The company did not withstand the power crisis in the fiscal 2002-03 and incurred a heavy loss of Tk1.4 crore as huge inventories of its food products were contaminated then.
It went to its banker Bangladesh Krishi Bank for additional loans but got rejected.
The financial struggle kept weakening the business and it continued partial production till the fiscal 2012-13 but the factory at Betbunia, Rangamati completely shut down in 2014 as soon as the Bangladesh Navy stopped procuring its canned products.
That was the end.
The factory remained idle with capital depleted and had incurred a cumulative loss of around Tk6 crore by last year, while after the aged first-generation entrepreneurs, none of their successors entered the company to try for a revival.
A decade ago, Rangamati Food was sent to the over-the-counter (OTC) board of the Dhaka Stock Exchange due to non-compliance with regulatory orders to transform its shares into electronic ones from paper shares.
The Bangladesh Securities and Exchange Commission's master plan to initiate the revival of the old defunct listed firms attracted Expo Group as a new investor.
Clearing restructured bank liabilities and securing bankers' no objection and BSEC consent for share transfer, four Expo Group individuals took over directorship from the sponsors last year.
Tania Sultana, the chairperson of the company, said, "Rangamati Food is a strong brand and we are investing in it."
Alongside resuming its previous product lines, they are also planning to add new product lines, spring water, spices, and tea.
The entire plan is subject to around Tk50 crore investments and if actuated Rangamati Food Products should generate over Tk300 crore revenue by 2024, and it might create 300 jobs.
The company is filling the entire 188 decimal land at the Betbunia factory complex, continuing civil works there, and BMRE of the old German and American machinery aiming for fruit processing by September.
"Thank god, the power supply is not a problem anymore," said Sultana.
The hill tracks are a great source of superior fruits, vegetables and spices and Rangamati Foods would well market them both in the local and export markets, she added.

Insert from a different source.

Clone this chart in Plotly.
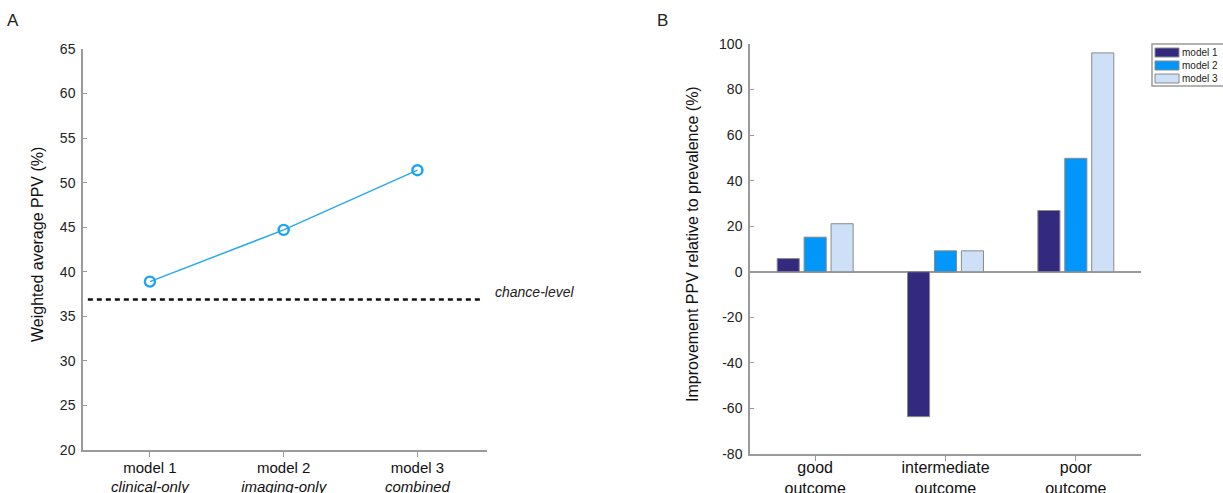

The company is targeting the tourism hotspots of Chattogram, Cox's Bazar and the hill tracks to capture the lucrative bottled water market there.
No company bottles spring water in Bangladesh and the Rangamati Foods products might be sold a lot in the Maldives, she added.
Machinery would be set up by this year or early 2023 in the water bottling plant, while Indian machinery for the spice processing plant would be set up by December this year, the board chairperson told The Business Standard.
Rangamati Tea is the new directors' dream being chased to be true in a year as the Betbunia factory is geographically well positioned to procure quality tea produced in the Chattogram region.
Expo Group has initiated the second Rangamati Food factory at Trishal, Mymensingh mainly for pineapple canning due to its proximity to the Madhupur pineapple growing hub.
Pineapples produced in the Madhupur area are steadier than those produced in Sylhet or Chattogram and that is why the Trishal factory on 190 decimals of land should be a success in high-quality canned pineapple.
The Trishal project is aimed to be accomplished in 2024 and commercial production there is to begin in 2025, Tania Sultana said.
"We will keep exploring for more products in the coming days," she said, adding that the Rangamati Foods brand should be successful in export markets, alongside the fast-growing local market.
Rangamati Food has plans to raise capital from qualified investors on the SME boards of the bourses to finance its planned projects.